# What is being asked:
Write out the material exactly, leaving every picture behind.

__________________________________________________

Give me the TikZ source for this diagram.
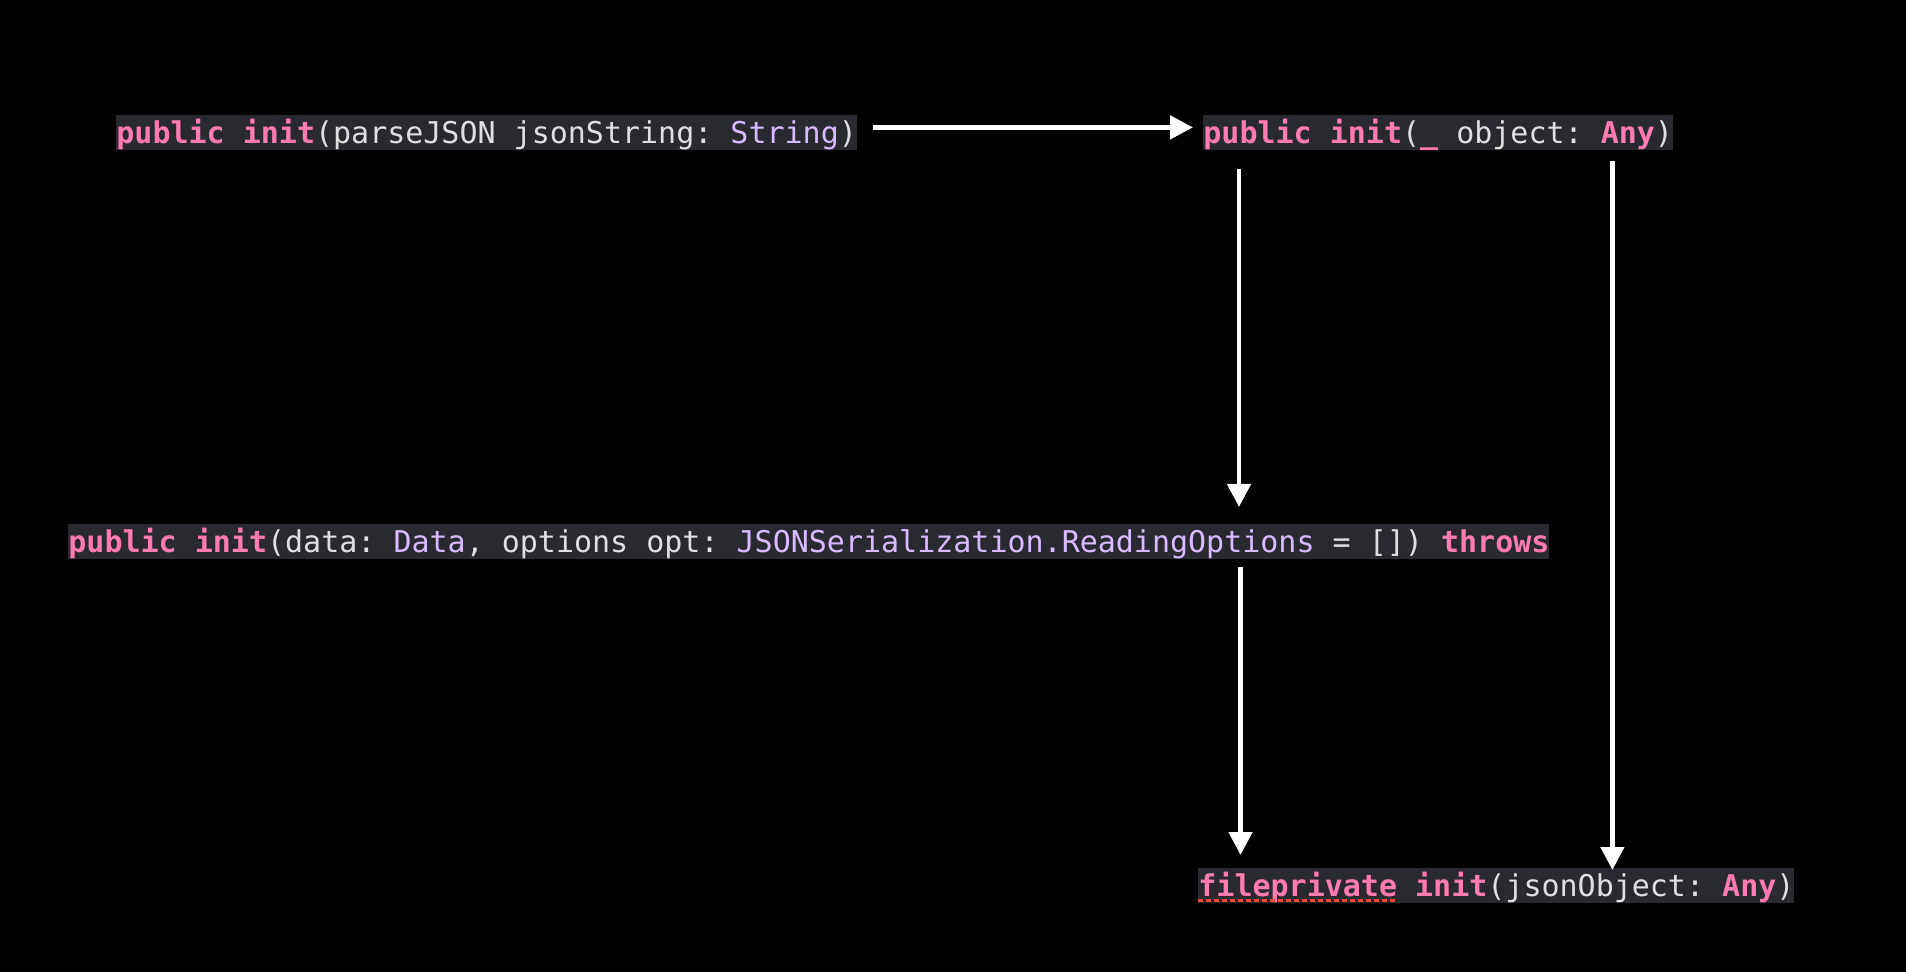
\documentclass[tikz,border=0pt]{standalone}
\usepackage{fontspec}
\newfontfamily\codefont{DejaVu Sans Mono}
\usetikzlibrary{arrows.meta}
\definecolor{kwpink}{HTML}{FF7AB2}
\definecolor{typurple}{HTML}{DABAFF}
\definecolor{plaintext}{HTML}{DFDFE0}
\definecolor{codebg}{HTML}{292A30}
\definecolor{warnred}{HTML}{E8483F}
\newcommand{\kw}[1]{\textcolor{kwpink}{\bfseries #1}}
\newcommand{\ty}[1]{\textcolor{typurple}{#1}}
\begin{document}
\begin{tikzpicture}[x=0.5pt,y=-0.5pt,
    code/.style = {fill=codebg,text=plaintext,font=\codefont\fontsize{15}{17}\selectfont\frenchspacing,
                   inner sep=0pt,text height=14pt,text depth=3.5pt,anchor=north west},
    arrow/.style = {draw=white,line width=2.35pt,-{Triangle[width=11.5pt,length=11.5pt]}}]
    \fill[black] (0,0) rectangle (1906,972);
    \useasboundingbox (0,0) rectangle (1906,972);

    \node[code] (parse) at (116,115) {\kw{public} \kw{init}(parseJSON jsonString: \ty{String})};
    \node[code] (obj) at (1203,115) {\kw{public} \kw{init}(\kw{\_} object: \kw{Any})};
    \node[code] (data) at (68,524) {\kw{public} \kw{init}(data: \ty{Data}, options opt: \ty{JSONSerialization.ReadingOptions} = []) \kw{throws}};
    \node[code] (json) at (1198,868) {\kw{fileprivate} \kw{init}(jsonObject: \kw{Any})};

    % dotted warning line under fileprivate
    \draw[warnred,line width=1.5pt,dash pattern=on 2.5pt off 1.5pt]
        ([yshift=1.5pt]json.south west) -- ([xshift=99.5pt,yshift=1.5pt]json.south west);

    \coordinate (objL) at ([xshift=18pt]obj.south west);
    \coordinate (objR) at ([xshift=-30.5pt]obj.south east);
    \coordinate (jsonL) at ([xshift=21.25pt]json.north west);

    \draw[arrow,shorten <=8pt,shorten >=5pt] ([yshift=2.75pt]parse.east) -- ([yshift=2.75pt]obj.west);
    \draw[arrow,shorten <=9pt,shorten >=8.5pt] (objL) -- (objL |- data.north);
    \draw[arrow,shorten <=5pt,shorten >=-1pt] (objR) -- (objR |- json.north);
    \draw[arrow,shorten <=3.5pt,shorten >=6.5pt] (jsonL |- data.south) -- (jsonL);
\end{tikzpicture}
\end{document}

__________________________________________________

# Expected answer:
Give me the TikZ source for this diagram.
\documentclass[tikz,border=0pt]{standalone}
\usepackage{fontspec}
\newfontfamily\codefont{DejaVu Sans Mono}
\usetikzlibrary{arrows.meta}
\definecolor{kwpink}{HTML}{FF7AB2}
\definecolor{typurple}{HTML}{DABAFF}
\definecolor{plaintext}{HTML}{DFDFE0}
\definecolor{codebg}{HTML}{292A30}
\definecolor{warnred}{HTML}{E8483F}
\newcommand{\kw}[1]{\textcolor{kwpink}{\bfseries #1}}
\newcommand{\ty}[1]{\textcolor{typurple}{#1}}
\begin{document}
\begin{tikzpicture}[x=0.5pt,y=-0.5pt,
    code/.style = {fill=codebg,text=plaintext,font=\codefont\fontsize{15}{17}\selectfont\frenchspacing,
                   inner sep=0pt,text height=14pt,text depth=3.5pt,anchor=north west},
    arrow/.style = {draw=white,line width=2.35pt,-{Triangle[width=11.5pt,length=11.5pt]}}]
    \fill[black] (0,0) rectangle (1906,972);
    \useasboundingbox (0,0) rectangle (1906,972);

    \node[code] (parse) at (116,115) {\kw{public} \kw{init}(parseJSON jsonString: \ty{String})};
    \node[code] (obj) at (1203,115) {\kw{public} \kw{init}(\kw{\_} object: \kw{Any})};
    \node[code] (data) at (68,524) {\kw{public} \kw{init}(data: \ty{Data}, options opt: \ty{JSONSerialization.ReadingOptions} = []) \kw{throws}};
    \node[code] (json) at (1198,868) {\kw{fileprivate} \kw{init}(jsonObject: \kw{Any})};

    % dotted warning line under fileprivate
    \draw[warnred,line width=1.5pt,dash pattern=on 2.5pt off 1.5pt]
        ([yshift=1.5pt]json.south west) -- ([xshift=99.5pt,yshift=1.5pt]json.south west);

    \coordinate (objL) at ([xshift=18pt]obj.south west);
    \coordinate (objR) at ([xshift=-30.5pt]obj.south east);
    \coordinate (jsonL) at ([xshift=21.25pt]json.north west);

    \draw[arrow,shorten <=8pt,shorten >=5pt] ([yshift=2.75pt]parse.east) -- ([yshift=2.75pt]obj.west);
    \draw[arrow,shorten <=9pt,shorten >=8.5pt] (objL) -- (objL |- data.north);
    \draw[arrow,shorten <=5pt,shorten >=-1pt] (objR) -- (objR |- json.north);
    \draw[arrow,shorten <=3.5pt,shorten >=6.5pt] (jsonL |- data.south) -- (jsonL);
\end{tikzpicture}
\end{document}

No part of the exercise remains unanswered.